By Ray McCormack
We use benchmarks on the fireground for determining levels of accomplishment through determining levels of deterioration. Benchmarking progress during fires - and timely accountability of your people - is part of fire extinguishment, and should be easier with today’s technology. There are other benchmarks that tell us a different story: a story of time, and firefighters who went before. Some of the sagest advice you will ever receive will be passed on to you from a senior firefighter and or officer. What time elapsed benchmarks have you collected for your future use?
We had a bench at my firehouse, made from hardwood and cultured over decades of use. It was not particularly comfortable, but it was set near the corner of the kitchen and provided a great vantage point as to what was taking place within the hub of the firehouse. I can remember that one of our senior firefighters loved sitting there, legs crossed, smoking a pipe, and commenting with total clarity on the multiple conversations and things happening in that busy space.

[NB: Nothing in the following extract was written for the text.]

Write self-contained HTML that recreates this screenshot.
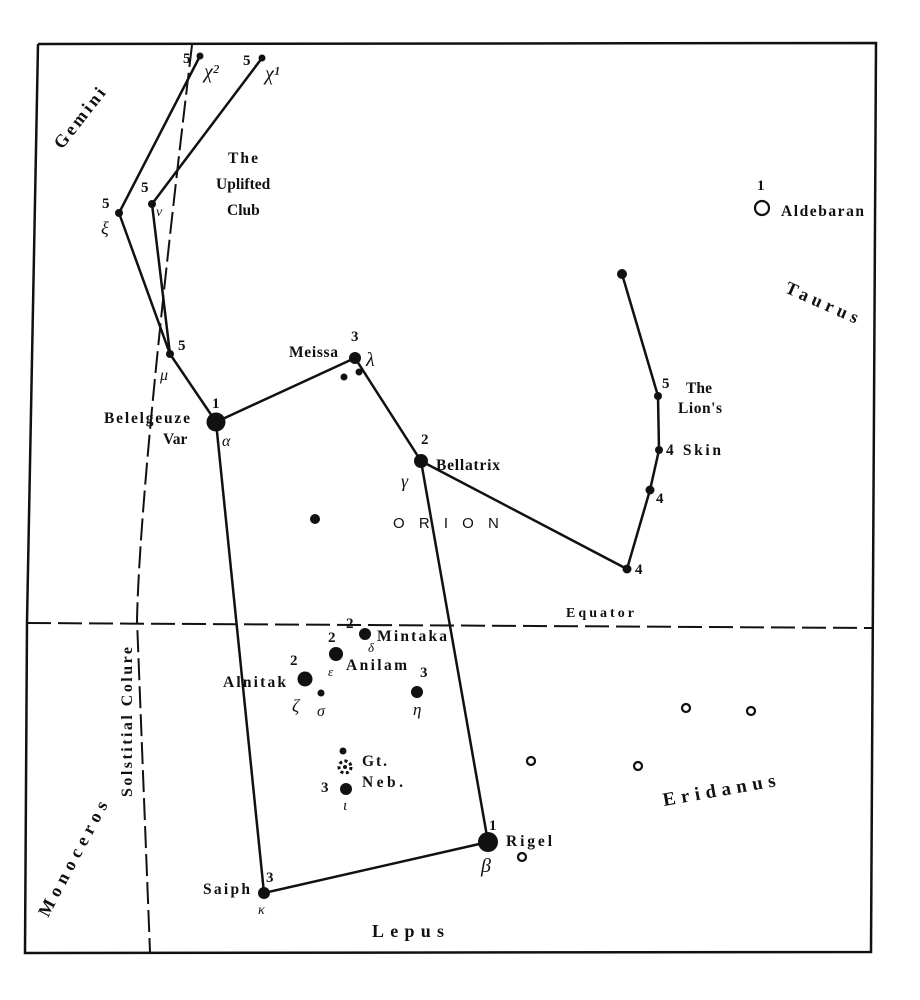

Not only was he a very astute observer, he often orchestrated the events of that room through gentle pokes and prodding, and always with an escape clause, “I’m just a blue shirt what do I know”?
We had a hierarchy of seating in that room; that may have seemed crude to some outsiders, but it worked for us, much like the differences in the fire service that unite us - or separate us, now. What works for one place does not always translate into broad acceptance: Bench time was not for the junior members, and it never seemed a problem as some goals in the fire service must be earned - and waited for. Different ideas for different times wear a beach well. We do not want carbon copies of generations as much as some want you to believe. There is no way that all the benchmarks from decades ago will stand the test of time, and that’s fine; what needs to remain will, and these benchmarks are at our core.
Some benchmarks are deeply grooved straight lines while others tend to bend a bit in one direction or another; still others go full circle, proving that everything old is new again, even in the fire service. The arms of that bench seemed to have the deepest wear from where the elbow rested to the forward end, where a hand was placed into the ‘starting blocks’ of a new response. This fixture of the firehouse tells its story in a silent narrative that all can understand and hopefully appreciate. For it is the not only the stories that are important, it is the story tellers’ comfort that bring about the best tales.
Sometimes a cushion would be added to the bench for comfort and sometimes it was taken away to restore its originality. We often hear versions of stories that contain their own cushion for the storyteller; and some that believe that ‘story cushions’ are unnecessary, and only deflect from the true experience. It is up to each of us to find our place on the bench and our comfort level for storytelling. Sit for a bit and share a story that was told to you and has kept you tactically safe.